Matej Ďurčo

Also published as: Matej Durco


Towards automatic quality assessment of component metadata
Thorsten Trippel | Daan Broeder | Matej Durco | Oddrun Ohren
Proceedings of the Ninth International Conference on Language Resources and Evaluation (LREC'14)

Measuring the quality of metadata is only possible by assessing the quality of the underlying schema and the metadata instance. We propose some factors that are measurable automatically for metadata according to the CMD framework, taking into account the variability of schemas that can be defined in this framework. The factors include among others the number of elements, the (re-)use of reusable components, the number of filled in elements. The resulting score can serve as an indicator of the overall quality of the CMD instance, used for feedback to metadata providers or to provide an overview of the overall quality of metadata within a reposi-tory. The score is independent of specific schemas and generalizable. An overall assessment of harvested metadata is provided in form of statistical summaries and the distribution, based on a corpus of harvested metadata. The score is implemented in XQuery and can be used in tools, editors and repositories.

The CMD Cloud
Matej Ďurčo | Menzo Windhouwer
Proceedings of the Ninth International Conference on Language Resources and Evaluation (LREC'14)

The CLARIN Component Metadata Infrastructure (CMDI) established means for flexible resource descriptions for the domain of language resources with sound provisions for semantic interoperability weaved deeply into the meta model and the infrastructure.

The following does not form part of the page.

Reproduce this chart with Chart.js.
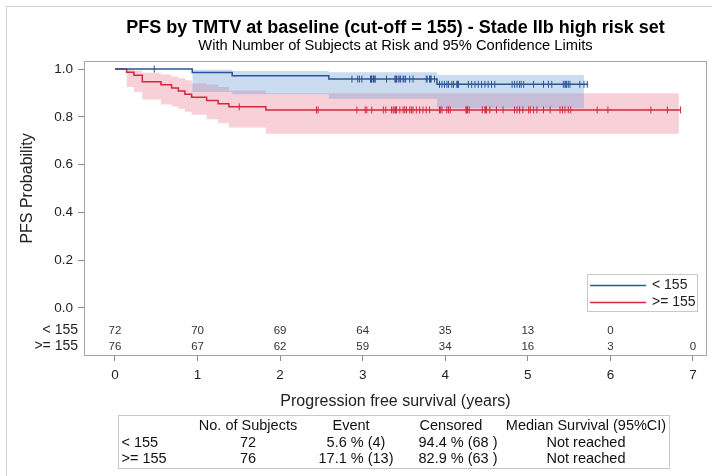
<!DOCTYPE html>
<html>
<head>
<meta charset="utf-8">
<title>PFS by TMTV at baseline</title>
<script src="https://cdn.jsdelivr.net/npm/chart.js@4.4.0/dist/chart.umd.min.js"></script>
<style>
  html, body { margin: 0; padding: 0; background: #fff; }
  #wrap { width: 712px; height: 476px; }
</style>
</head>
<body>
<div id="wrap"><canvas id="kmChart" width="712" height="476"></canvas></div>
<script>
// Values
const groups = ['< 155', '>= 155'];
const xTicks = [0, 1, 2, 3, 4, 5, 6, 7];
const yTicks = [0, 0.2, 0.4, 0.6, 0.8, 1.0];

// TMTV < 155
const lowTimes = [0, 0.936, 1.42, 2.59, 3.90, 5.73];
const lowSurv = [1, 0.986, 0.972, 0.958, 0.936, 0.936];
const lowBandTimes = [0.936, 1.42, 2.59, 3.90, 5.68];
const lowUpper = [0.997, 0.992, 0.987, 0.975, 0.975];
const lowLower = [0.904, 0.895, 0.876, 0.836, 0.836];
const lowCensor = [0.476,
  2.87, 2.94, 2.96, 2.99,
  3.095, 3.10, 3.107, 3.127, 3.13, 3.148, 3.15, 3.289, 3.39, 3.40, 3.41, 3.43, 3.45, 3.46,
  3.49, 3.50, 3.52, 3.57, 3.61, 3.77, 3.78, 3.81, 3.82, 3.83, 3.87, 3.93, 3.96, 3.99,
  4.02, 4.04, 4.08, 4.10, 4.14, 4.15, 4.16, 4.28, 4.32, 4.36, 4.40, 4.44, 4.48, 4.52,
  4.56, 4.60, 4.81, 4.84, 4.87, 4.90, 4.92, 4.95,
  5.07, 5.19, 5.25, 5.29, 5.43, 5.45, 5.46, 5.47, 5.49, 5.51, 5.63, 5.68, 5.72];

// TMTV >= 155
const highTimes = [0, 0.141, 0.23, 0.331, 0.557, 0.686, 0.767, 0.847, 0.928, 1.11, 1.25, 1.38, 1.828, 6.85];
const highSurv = [1, 0.987, 0.974, 0.947, 0.934, 0.921, 0.908, 0.895, 0.882, 0.868, 0.855, 0.842, 0.829, 0.829];
const highBandTimes = [0.141, 0.23, 0.331, 0.557, 0.686, 0.767, 0.847, 0.928, 1.11, 1.25, 1.38, 1.828, 6.83];
const highUpper = [0.998, 0.994, 0.985, 0.977, 0.969, 0.961, 0.953, 0.941, 0.935, 0.925, 0.91, 0.899, 0.899];
const highLower = [0.925, 0.904, 0.872, 0.852, 0.843, 0.834, 0.821, 0.809, 0.79, 0.773, 0.755, 0.729, 0.729];
const highCensor = [1.505,
  2.44, 2.46, 2.93,
  3.03, 3.05, 3.11, 3.25, 3.28, 3.35, 3.37, 3.39, 3.40, 3.41, 3.45, 3.49, 3.51, 3.53, 3.57,
  3.59, 3.61, 3.65, 3.69, 3.73, 3.77, 3.81, 3.93, 3.94, 3.96,
  4.02, 4.04, 4.06, 4.25, 4.26, 4.27, 4.29, 4.45, 4.48, 4.49, 4.50, 4.54, 4.62, 4.70,
  4.84, 4.87, 4.90, 4.94,
  5.01, 5.03, 5.07, 5.11, 5.19, 5.27, 5.39, 5.42, 5.45, 5.49, 5.52, 5.84, 5.97,
  6.49, 6.69, 6.85];

// Number at risk at each x tick
const atRiskLow = [72, 70, 69, 64, 35, 13, 0];
const atRiskHigh = [76, 67, 62, 59, 34, 16, 3, 0];

// Summary table under the plot
const tableHeader = ['', 'No. of Subjects', 'Event', 'Censored', 'Median Survival (95%CI)'];
const tableLow = ['< 155', '72', '5.6 % (4)', '94.4 % (68 )', 'Not reached'];
const tableHigh = ['>= 155', '76', '17.1 % (13)', '82.9 % (63 )', 'Not reached'];

// Colours
const blue = '#2a5597';
const red = '#d2283c';
const blueFill = 'rgba(100, 150, 210, 0.33)';
const redFill = 'rgba(225, 85, 115, 0.28)';
const FONT = '"Liberation Sans", Arial, sans-serif';

Chart.defaults.font.family = FONT;
Chart.defaults.color = '#222';

const toPoints = (xs, ys) => xs.map((x, i) => ({ x: x, y: ys[i] }));

// survival value of a step curve at time t (for censor marks)
function survAt(times, surv, t) {
  let s = surv[0];
  for (let i = 0; i < times.length; i++) {
    if (times[i] <= t) s = surv[i];
  }
  return s;
}

const censorPoints = (c, times, surv) => c.map(t => ({ x: t, y: survAt(times, surv, t) }));

// Frame, at-risk rows, legend, y title and summary table
const kmExtras = {
  id: 'kmExtras',
  beforeDraw(chart) {
    const ctx = chart.ctx;
    ctx.save();
    ctx.strokeStyle = '#d4d4d4';
    ctx.lineWidth = 1;
    ctx.strokeRect(6.5, 6.5, 800, 600);
    ctx.restore();
  },
  afterDraw(chart) {
    const ctx = chart.ctx;
    const ca = chart.chartArea;
    const xs = chart.scales.x;
    const ys = chart.scales.y;
    ctx.save();

    // plot frame
    ctx.strokeStyle = '#a3a3a3';
    ctx.lineWidth = 1;
    ctx.strokeRect(Math.round(ca.left) + 0.5, Math.round(ca.top) + 0.5,
      Math.round(ca.right - ca.left) - 1, Math.round(ca.bottom - ca.top));

    // y axis title
    ctx.fillStyle = '#222';
    ctx.font = '16px ' + FONT;
    ctx.textAlign = 'center';
    ctx.textBaseline = 'middle';
    ctx.save();
    ctx.translate(28, (ys.getPixelForValue(0) + ys.getPixelForValue(1)) / 2);
    ctx.rotate(-Math.PI / 2);
    ctx.fillText('PFS Probability', 0, 0);
    ctx.restore();

    // number at risk
    const rowY = [ca.bottom - 24.5, ca.bottom - 8.5];
    ctx.textAlign = 'right';
    ctx.font = '14px ' + FONT;
    groups.forEach((g, i) => ctx.fillText(g, 78, rowY[i]));
    ctx.textAlign = 'center';
    ctx.font = '11.5px ' + FONT;
    ctx.fillStyle = '#333';
    [atRiskLow, atRiskHigh].forEach((row, i) => {
      row.forEach((n, j) => ctx.fillText(String(n), xs.getPixelForValue(xTicks[j]), rowY[i]));
    });

    // legend
    const lg = { left: ca.right - 120, top: ca.bottom - 81, w: 110, h: 37 };
    ctx.fillStyle = '#fff';
    ctx.fillRect(lg.left, lg.top, lg.w, lg.h);
    ctx.strokeStyle = '#c8c8c8';
    ctx.strokeRect(lg.left + 0.5, lg.top + 0.5, lg.w, lg.h);
    [blue, red].forEach((c, i) => {
      const y = lg.top + 11.5 + i * 17;
      ctx.strokeStyle = c;
      ctx.lineWidth = 1.5;
      ctx.beginPath();
      ctx.moveTo(lg.left + 3, y);
      ctx.lineTo(lg.left + 59, y);
      ctx.stroke();
      ctx.fillStyle = '#222';
      ctx.font = '14px ' + FONT;
      ctx.textAlign = 'left';
      ctx.fillText(groups[i], lg.left + 65, y);
    });

    // summary table
    const tb = { left: 118, top: 415, right: 669, bottom: 468 };
    ctx.strokeStyle = '#c8c8c8';
    ctx.lineWidth = 1;
    ctx.strokeRect(tb.left + 0.5, tb.top + 0.5, tb.right - tb.left, tb.bottom - tb.top);
    const headX = [121.5, 248, 351, 451, 586];
    const cellX = [121.5, 248, 356, 458, 586];
    const rowsY = [426, 442.7, 459.3];
    ctx.fillStyle = '#111';
    ctx.font = '14.5px ' + FONT;
    [tableHeader, tableLow, tableHigh].forEach((row, r) => {
      row.forEach((txt, c) => {
        ctx.textAlign = c === 0 ? 'left' : 'center';
        ctx.fillText(txt, r === 0 ? headX[c] : cellX[c], rowsY[r]);
      });
    });
    ctx.restore();
  }
};

const ctx = document.getElementById('kmChart');

new Chart(ctx, {
  type: 'line',
  data: {
    datasets: [
      {
        label: groups[0],
        data: toPoints(lowTimes, lowSurv),
        borderColor: blue, borderWidth: 1.5, stepped: true,
        pointRadius: 0, fill: false
      },
      {
        label: groups[1],
        data: toPoints(highTimes, highSurv),
        borderColor: red, borderWidth: 1.5, stepped: true,
        pointRadius: 0, fill: false
      },
      {
        label: 'censored ' + groups[0],
        data: censorPoints(lowCensor, lowTimes, lowSurv),
        showLine: false, pointStyle: 'line', pointRotation: 90,
        pointRadius: 3.5, pointBorderWidth: 1, pointBorderColor: blue
      },
      {
        label: 'censored ' + groups[1],
        data: censorPoints(highCensor, highTimes, highSurv),
        showLine: false, pointStyle: 'line', pointRotation: 90,
        pointRadius: 3.5, pointBorderWidth: 1, pointBorderColor: red
      },
      {
        label: 'upper ' + groups[0],
        data: toPoints(lowBandTimes, lowUpper),
        borderWidth: 0, pointRadius: 0, stepped: true,
        backgroundColor: blueFill, fill: '+1'
      },
      {
        label: 'lower ' + groups[0],
        data: toPoints(lowBandTimes, lowLower),
        borderWidth: 0, pointRadius: 0, stepped: true, fill: false
      },
      {
        label: 'upper ' + groups[1],
        data: toPoints(highBandTimes, highUpper),
        borderWidth: 0, pointRadius: 0, stepped: true,
        backgroundColor: redFill, fill: '+1'
      },
      {
        label: 'lower ' + groups[1],
        data: toPoints(highBandTimes, highLower),
        borderWidth: 0, pointRadius: 0, stepped: true, fill: false
      }
    ]
  },
  options: {
    responsive: false,
    animation: false,
    events: [],
    layout: { padding: { left: 0, right: 5, top: 0, bottom: 0 } },
    plugins: {
      legend: { display: false },
      tooltip: { enabled: false },
      title: {
        display: true,
        fullSize: false,
        text: 'PFS by TMTV at baseline (cut-off = 155) - Stade IIb high risk set',
        color: '#000',
        font: { size: 18, weight: 'bold', lineHeight: 1 },
        padding: { top: 19, bottom: 0 }
      },
      subtitle: {
        display: true,
        fullSize: false,
        text: 'With Number of Subjects at Risk and 95% Confidence Limits',
        color: '#000',
        font: { size: 14.7, lineHeight: 1.2 },
        padding: { top: 0, bottom: 6.4 }
      }
    },
    scales: {
      x: {
        type: 'linear',
        min: -0.375,
        max: 7.17,
        afterBuildTicks: s => { s.ticks = xTicks.map(v => ({ value: v })); },
        afterFit: s => { s.height = 121; },
        grid: { drawOnChartArea: false, drawTicks: true, tickLength: 6, color: '#8c8c8c' },
        border: { display: false },
        ticks: { padding: 6, font: { size: 13.5 }, color: '#222', maxRotation: 0 },
        title: {
          display: true,
          text: 'Progression free survival (years)',
          font: { size: 16 },
          color: '#222',
          padding: { top: 4, bottom: 64.4 }
        }
      },
      y: {
        type: 'linear',
        min: -0.197,
        max: 1.0335,
        afterBuildTicks: s => { s.ticks = yTicks.map(v => ({ value: v })); },
        afterFit: s => { s.width = 84; },
        grid: { drawOnChartArea: false, drawTicks: true, tickLength: 6, color: '#8c8c8c' },
        border: { display: false },
        ticks: { padding: 5, font: { size: 13.5 }, color: '#222', callback: v => v.toFixed(1) }
      }
    }
  },
  plugins: [kmExtras]
});
</script>
</body>
</html>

Based on this solid grounding, the infrastructure accommodates a growing collection of metadata records. In this paper, we give a short overview of the current status in the CMD data domain on the schema and instance level and harness the installed mechanisms for semantic interoperability to explore the similarity relations between individual profiles/schemas. We propose a method to use the semantic links shared among the profiles to generate/compile a similarity graph. This information is further rendered in an interactive graph viewer: the SMC Browser. The resulting interactive graph offers an intuitive view on the complex interrelations of the discussed dataset revealing clusters of more similar profiles. This information is useful both for metadata modellers, for metadata curation tasks as well as for general audience seeking for a ‘big picture’ of the complex CMD data domain.


Federated Search: Towards a Common Search Infrastructure
Herman Stehouwer | Matej Durco | Eric Auer | Daan Broeder
Proceedings of the Eighth International Conference on Language Resources and Evaluation (LREC'12)

Within scientific institutes there exist many language resources. These resources are often quite specialized and relatively unknown. The current infrastructural initiatives try to tackle this issue by collecting metadata about the resources and establishing centers with stable repositories to ensure the availability of the resources. It would be beneficial if the researcher could, by means of a simple query, determine which resources and which centers contain information useful to his or her research, or even work on a set of distributed resources as a virtual corpus. In this article we propose an architecture for a distributed search environment allowing researchers to perform searches in a set of distributed language resources.